Well, I finally did it. I'm on a fishing trip with friends including my best friend. In an absolute drunken stupor, while being helped to bed I started crying and told my friend "I'm gay, how does that make you feel?" He said we'd talk about it later. I pretty much passed out at that point. The next morning he pat me on the back a number of times and we've been joking and talking as if I never said a thing. We ride back together alone on Wednesday where I'm going to have really no choice but to come out with everything. From his reaction so far, I think it should go well, although, I'm still scared. What worries me most isn't that we will still be friends, but for the quality of the friendship going forward. Wish me luck
Wow! That's not the ideal way to come out, but like you say, what's done is done. You might start the conversation on the way home asking him what he remembers from that night if he was as drunk as you were. Either way, it might be a good opportunity to tell him what you've been struggling with for so long and see where it takes you. If he's a good friend, it won't change anything. The thing I keep telling myself as I'm coming out, "I'm done trying to control things. It's what I've done all these years and it's part of what has to stop." It's given me some peace. Good luck and let us know how it goes! (*hug*)

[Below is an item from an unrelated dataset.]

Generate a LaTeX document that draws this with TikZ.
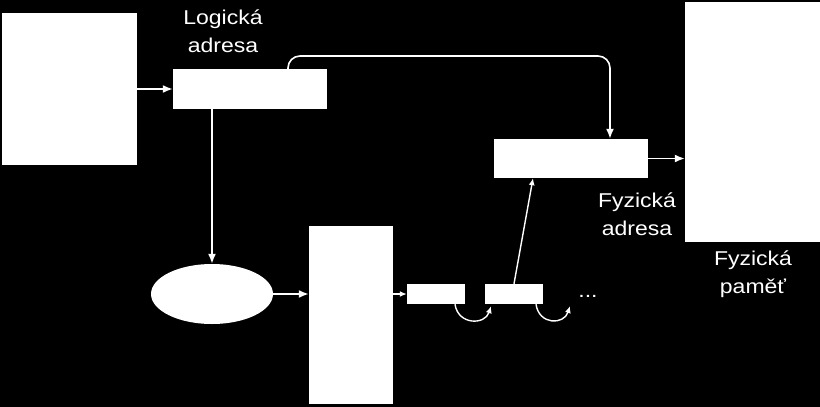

I'm pretty sure he was fully aware during that conversation. I agree, probably not the best way, but, I don't know if I'd have done it otherwise. I do wish he'd pull me aside so we could talk. It's fine if he doesn't, I've boxed myself in (which is a good thing) I've really no choice but to finish up on Wednesday when we drive home if not sooner.
I think the back patting sounds like a good sign. He hasn't freaked out and stopped touching you. I had a friend who suddenly started making sure there was always at least one person in between us. Things could be so much worse. Best of luck to you man.